「死=ゴールと考えがちですが、実はそこから『死後』が始まる。亡くなった人とも新しい関係が始まるのです」

 稚子さんが亡き夫との新たな関係の中で得たもの、それは、夫と死別したことでできた経験、活動、そして出会いだ。

「愛する存在を失うことは、同時に何か大切なものを受け取れる最大のチャンスでもある。そう知ることができたのです」

(ライター・中津海麻子)

■悲しみと上手に付き合う6カ条

(1)悲しみも苦しみも「乗り越えるもの」ではない。決して焦らない
 何もできなくても、逆に過活動になっていても、あるいは強い悲しみにさいなまれていても、何とかしようと焦らない。
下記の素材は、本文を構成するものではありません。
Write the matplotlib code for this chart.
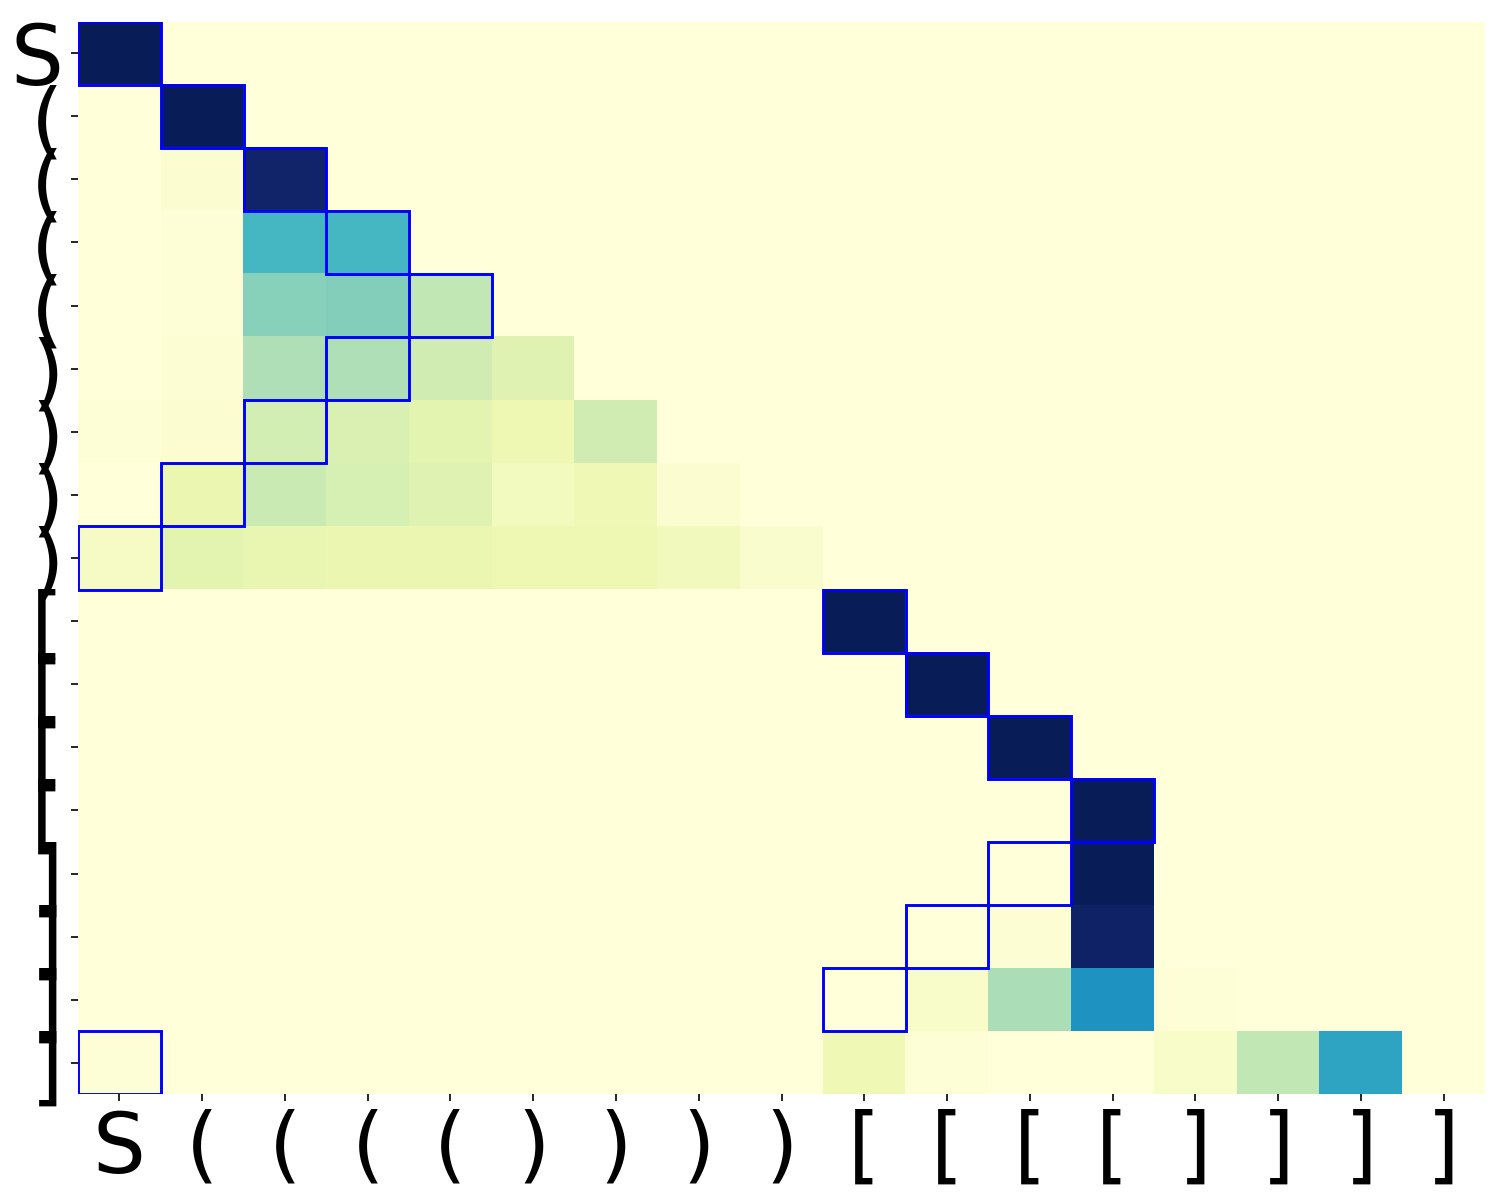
import numpy as np
import matplotlib
matplotlib.use("Agg")
import matplotlib.pyplot as plt
from matplotlib.patches import Rectangle

# tokens on both axes
tokens = ["S", "(", "(", "(", "(", ")", ")", ")", ")",
          "[", "[", "[", "[", "]", "]", "]", "]"]
n = len(tokens)

# attention weights: row -> {col: value}
row_weights = {
    0: {0: 1.0},
    1: {1: 1.0},
    2: {1: 0.03, 2: 0.96},
    3: {1: 0.01, 2: 0.49, 3: 0.49},
    4: {1: 0.01, 2: 0.36, 3: 0.37, 4: 0.26},
    5: {1: 0.02, 2: 0.29, 3: 0.29, 4: 0.22, 5: 0.17},
    6: {0: 0.01, 1: 0.03, 2: 0.21, 3: 0.19, 4: 0.16, 5: 0.12, 6: 0.22},
    7: {1: 0.13, 2: 0.24, 3: 0.20, 4: 0.17, 5: 0.08, 6: 0.11, 7: 0.03},
    8: {0: 0.06, 1: 0.16, 2: 0.14, 3: 0.13, 4: 0.13, 5: 0.12, 6: 0.12, 7: 0.09, 8: 0.04},
    9: {9: 1.0},
    10: {10: 1.0},
    11: {11: 1.0},
    12: {12: 1.0},
    13: {12: 1.0},
    14: {11: 0.02, 12: 0.97},
    15: {10: 0.05, 11: 0.30, 12: 0.62, 13: 0.01},
    16: {0: 0.01, 9: 0.11, 10: 0.01, 13: 0.05, 14: 0.26, 15: 0.56},
}

# highlighted cells (row, col) = matching bracket positions
highlight = [(0, 0), (1, 1), (2, 2), (3, 3), (4, 4), (5, 3), (6, 2), (7, 1),
             (8, 0), (9, 9), (10, 10), (11, 11), (12, 12), (13, 11), (14, 10),
             (15, 9), (16, 0)]

att = np.zeros((n, n))
for r, cols in row_weights.items():
    for c, v in cols.items():
        att[r, c] = v

fig = plt.figure(figsize=(10, 8), dpi=150)
ax = fig.add_axes([0.052, 0.088, 0.938, 0.894])
ax.imshow(att, cmap="YlGnBu", vmin=0, vmax=1, aspect="auto",
          interpolation="nearest", extent=(0, n, n, 0))

for r, c in highlight:
    ax.add_patch(Rectangle((c, r), 1, 1, fill=False, edgecolor="blue", lw=1.4))

ax.set_xticks(np.arange(n) + 0.5)
ax.set_yticks(np.arange(n) + 0.5)
ax.set_xticklabels(tokens, fontsize=40)
ax.set_yticklabels(tokens, fontsize=40)
ax.set_xlim(0, n)
ax.set_ylim(n, 0)
for s in ax.spines.values():
    s.set_visible(False)

fig.savefig("out.png", dpi=150)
悲しみや苦しみは「乗り越えるもの」ではないことを知る

(2)安心して自分の悲しみを話せる人を見つける
 ときには故人のことも自分のこともよく知らない第三者のほうが楽になることもある。グリーフケアを専門とする医療機関、カウンセラーなど専門家でも

(3)書く、言葉にしてみる
 故人に向けて悲しみや謝罪、ときには怒りを文字にしたり話しかけたり。それに対し故人がどう答えてくれるのか、「亡くなった人の目線」も感じてみる

(4)「食べる」「飲む」という行為を丁寧にしてみる
 少ししか食べられなくても、行為自体を味わう感覚で。音楽を聴くのもいい。「食べる」などの行為に集中することで悲しみを感じる時間に少し隙間をつくることができる

(5)SNSなどから距離を置く
 SNSを通じて伝わる友人や知人の当たり前の日常や言葉が、心に厳しく突き刺さることも多い。お悔やみや励ましもありがたいが、少しの間、情報を遮断した時間をつくる

(6)悲しみを抱えるのと同時に喜びも手にしていることを知る
 大切な人を亡くさなければ出会えなかった人、物事、考え方や、何かしらの「故人とともに生きている実感」など。悲しみと対をなして得られる喜びもある

※金子稚子さんの経験をもとに作成。「死別後半年から一周忌くらいまでの間は、まずはこんなことを意識してみたら」と稚子さん。